I think the divisions are not as expensive as you might be assuming.
The key is to do the same as for the subtact version and divide by
10000, then when the remainder is less than 10000 divide by 1000, and
so on. Don't repeatedly divide by 10 as in the recursive algorithm --
that *will* be slow.

I don't have an MSP430 and libraries handy, but more or less
understand the instruction set, and I can tell LLVM to generate
assembly language for it.

I had a look at the actual code for RISC-V rv32i. If I force compiling
to a subtraction loop then the complete countHundred(num) function
executes 5 + 3 * floor(num/100) instructions. On MSP430 or ARM it
would be  5 + 4 * floor(num/100) as compare-and-branch needs two
instructions on those.

With the udiv the complete countHundred(num) function executes 20 + 10
* ceil(log2(num/100)) instructions on rv32i using Newlib.

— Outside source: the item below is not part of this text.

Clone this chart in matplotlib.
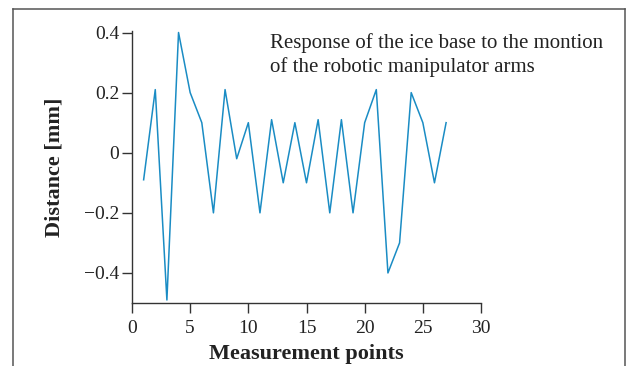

Averaged over all values of num from 0 to 999, the iterative version
uses 18.5 instructions per call to countHundred() while the udiv
version uses an average of 39.8 instructions. The udiv version is
faster for all values of num >= 2200 (which I know won't happen in
your case, but the compiler doesn't know that).

So in this use-case the iterative subtraction is a little over twice
faster. That's *something*, for sure, but it's not like there's an
order of magnitude difference or anything like that. Unless it's very
critical you're unlikely to notice.

I expect results would be roughly similar for the MSP430 version of udiv.